Simply put, if no big selling emerges from the new concentrated managed money longs in silver, then I can’t imagine where the selling to drive prices lower would come from. In other words, no selling from this source means prices won’t move lower. Now take that and superimpose over it the remarkably bullish position that JPMorgan has engineered for itself and you’ll get a glimmer of why I’m so bullish that I can hardly contain myself.
While I don’t see anything but the most minimal amount of managed money selling ahead, either in the form of new technical fund shorting or long liquidation (with the wild card being possible concentrated long liquidation), I see nothing but truly massive managed money buying already baked into the price cake.
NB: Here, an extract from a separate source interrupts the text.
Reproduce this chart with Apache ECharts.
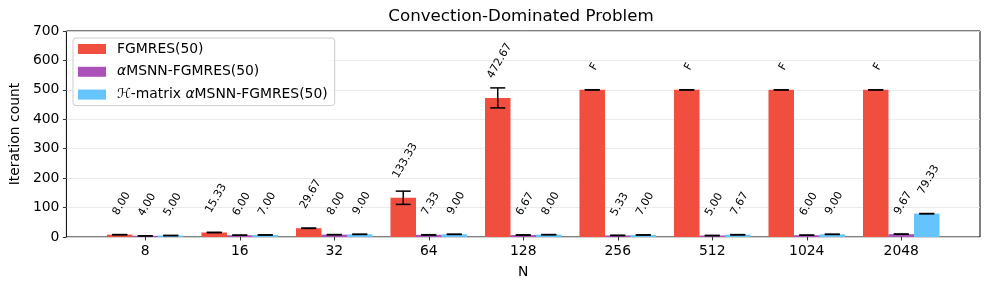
<!DOCTYPE html>
<html><head><meta charset="utf-8">
<script src="https://cdn.jsdelivr.net/npm/echarts@6/dist/echarts.min.js"></script>
<style>html,body{margin:0;padding:0;background:#fff}#c{width:989px;height:290px}</style>
</head><body><div id="c"></div>
<script>
const categories = ['8','16','32','64','128','256','512','1024','2048'];
const seriesNames = ['FGMRES(50)','αMSNN-FGMRES(50)','ℋ-matrix αMSNN-FGMRES(50)'];
const fgmres = [8, 15.33, 29.67, 133.33, 472.67, 500, 500, 500, 500];
const fgmresErr = [0, 0.47, 0.47, 22.5, 34, 0, 0, 0, 0];
const fgmresLabels = ['8.00','15.33','29.67','133.33','472.67','F','F','F','F'];
const msnn = [4, 6, 8, 7.33, 6.67, 5.33, 5, 6, 9.67];
const msnnErr = [0, 0, 0, 0.47, 0.47, 0.47, 0, 0, 0.47];
const msnnLabels = ['4.00','6.00','8.00','7.33','6.67','5.33','5.00','6.00','9.67'];
const hmat = [5, 7, 9, 9, 8, 7, 7.67, 9, 79.33];
const hmatErr = [0, 0, 0, 0, 0, 0, 0.47, 0, 0.47];
const hmatLabels = ['5.00','7.00','9.00','9.00','8.00','7.00','7.67','9.00','79.33'];
const yTicks = [0,100,200,300,400,500,600,700];

const colors = ['#f04e3e','#ab52ba','#66c4fc'];
const FONT = 'DejaVu Sans';
const values = [fgmres, msnn, hmat];
const errs = [fgmresErr, msnnErr, hmatErr];
const labels = [fgmresLabels, msnnLabels, hmatLabels];
const BARFRAC = 0.27;
const LABEL_OFFSET = 60; // data units above bar top

const cv = document.createElement('canvas').getContext('2d');
cv.font = '11px "' + FONT + '"';
function tw(t){ return cv.measureText(t).width; }

const chart = echarts.init(document.getElementById('c'), null, {renderer:'canvas'});

const barSeries = seriesNames.map((n, s) => ({
  name: n, type: 'bar', xAxisIndex: 0, yAxisIndex: 0,
  barWidth: (BARFRAC*100) + '%', barGap: '0%',
  itemStyle: {color: colors[s]},
  data: values[s], z: 2, animation: false
}));

const errSeries = seriesNames.map((n, s) => ({
  type: 'custom', xAxisIndex: 0, yAxisIndex: 0, z: 5, animation: false, silent: true,
  data: values[s].map((v, i) => [i, v, errs[s][i]]),
  renderItem: function(params, api){
    const i = api.value(0), v = api.value(1), e = api.value(2);
    const band = api.size([1, 0])[0];
    const bw = BARFRAC * band;
    const x = api.coord([i, 0])[0] + (s - 1) * bw;
    const yHi = api.coord([i, v + e])[1];
    const yLo = api.coord([i, v - e])[1];
    const cap = 7.5;
    const st = {stroke: '#000', lineWidth: 1.5};
    const children = [];
    if (e > 0) children.push({type:'line', shape:{x1:x,y1:yLo,x2:x,y2:yHi}, style: st});
    children.push({type:'line', shape:{x1:x-cap,y1:yHi,x2:x+cap,y2:yHi}, style: st});
    children.push({type:'line', shape:{x1:x-cap,y1:yLo,x2:x+cap,y2:yLo}, style: st});
    const txt = labels[s][params.dataIndex];
    const w = tw(txt), h = 11;
    const H = w*Math.sin(Math.PI/3) + h*Math.cos(Math.PI/3);
    const yb = api.coord([i, v + LABEL_OFFSET])[1];
    children.push({type:'text', x: x + 2, y: yb - H/2, rotation: Math.PI/3,
      style:{text: txt, align:'center', verticalAlign:'middle', fill:'#000',
        font: '11px "' + FONT + '"'}});
    return {type:'group', children: children};
  }
}));

const option = {
  animation: false,
  backgroundColor: '#fff',
  textStyle: {fontFamily: FONT},
  grid: [
    {left: 98, right: 40.5, top: 31, bottom: 53, show: false},
    {left: 62, right: 9, top: 31, bottom: 53, show: true, borderColor: '#000', borderWidth: 1, backgroundColor: 'transparent'}
  ],
  xAxis: [
    {type:'category', gridIndex:0, data: categories,
      axisLine:{show:false}, axisTick:{show:true, alignWithLabel:true, length:3.5, lineStyle:{color:'#000', width:0.8}},
      axisLabel:{color:'#000', fontSize:13.9, fontFamily:FONT, margin:7}, splitLine:{show:false}},
    {type:'value', gridIndex:1, min:0, max:1, show:true, name:'N', nameLocation:'middle', nameGap:28,
      nameTextStyle:{color:'#000', fontSize:13.9, fontFamily:FONT},
      axisLine:{show:false}, axisTick:{show:false}, axisLabel:{show:false}, splitLine:{show:false}}
  ],
  yAxis: [
    {type:'value', gridIndex:0, min:0, max:700, interval:100, show:false},
    {type:'value', gridIndex:1, min:yTicks[0], max:yTicks[yTicks.length-1], interval:100,
      name:'Iteration count', nameLocation:'middle', nameGap:40,
      nameTextStyle:{color:'#000', fontSize:13.9, fontFamily:FONT},
      axisLine:{show:false}, axisTick:{show:true, length:3.5, lineStyle:{color:'#000', width:0.8}},
      axisLabel:{color:'#000', fontSize:13.9, fontFamily:FONT, margin:7},
      splitLine:{show:true, lineStyle:{color:'#e6e6e6', width:0.8}}}
  ],
  legend: {
    data: seriesNames, left: 73, top: 38, orient:'vertical', icon:'rect',
    itemWidth: 28, itemHeight: 10, itemGap: 8.8,
    padding: [4, 7, 4, 5],
    backgroundColor: 'rgba(255,255,255,0.8)', borderColor:'#cccccc', borderWidth:1, borderRadius:3,
    formatter: function(n){
      if (n === seriesNames[0]) return '{n|FGMRES(50)}';
      if (n === seriesNames[1]) return '{a|α}{n|MSNN-FGMRES(50)}';
      return '{a|ℋ}{n|-matrix }{a|α}{n|MSNN-FGMRES(50)}';
    },
    textStyle: {color:'#000', fontSize:13.9, fontFamily:FONT, lineHeight:14, padding:[0,0,0,6],
      rich: {
        n: {color:'#000', fontSize:13.9, fontFamily:FONT, lineHeight:14},
        a: {color:'#000', fontSize:13.9, fontFamily:FONT, fontStyle:'italic', lineHeight:14}
      }}
  },
  graphic: [
    {type:'text', x: 521, y: 17, style:{text:'Convection-Dominated Problem', align:'center', verticalAlign:'middle',
      fill:'#000', font:'16.7px "' + FONT + '"'}}
  ],
  series: barSeries.concat(errSeries)
};
chart.setOption(option);
</script>
</body></html>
Between the short covering of at least 60,000 contracts by the technical funds and the addition of that number of longs by these same technical funds to get long on higher prices, I believe I am being conservative to say that there is close to 120,000 contracts of net silver potential buying in place from the technical funds alone. On that same basis, I would estimate more than 250,000 net contracts of managed money technical fund buying in gold on higher prices as being already baked into the cake.
I think JPMorgan knows this equation better than anyone and I’m still convinced this certain knowledge is what has been behind the bank’s absolutely remarkable positioning over the past two months. The only thing that can prevent a price explosion at this point is very aggressive short selling by JPMorgan, as raptor long liquidation alone won’t come close to being enough to moderate prices. I’m still convinced JPMorgan won’t add to shorts aggressively on the next rally.
(On a housekeeping note, I’m switching from the COMEX August contract to the December contract for closing price purposes. This does have the effect of adding about $9 to the price and explains why the closing price listed today shows no change from closing price in last week’s review).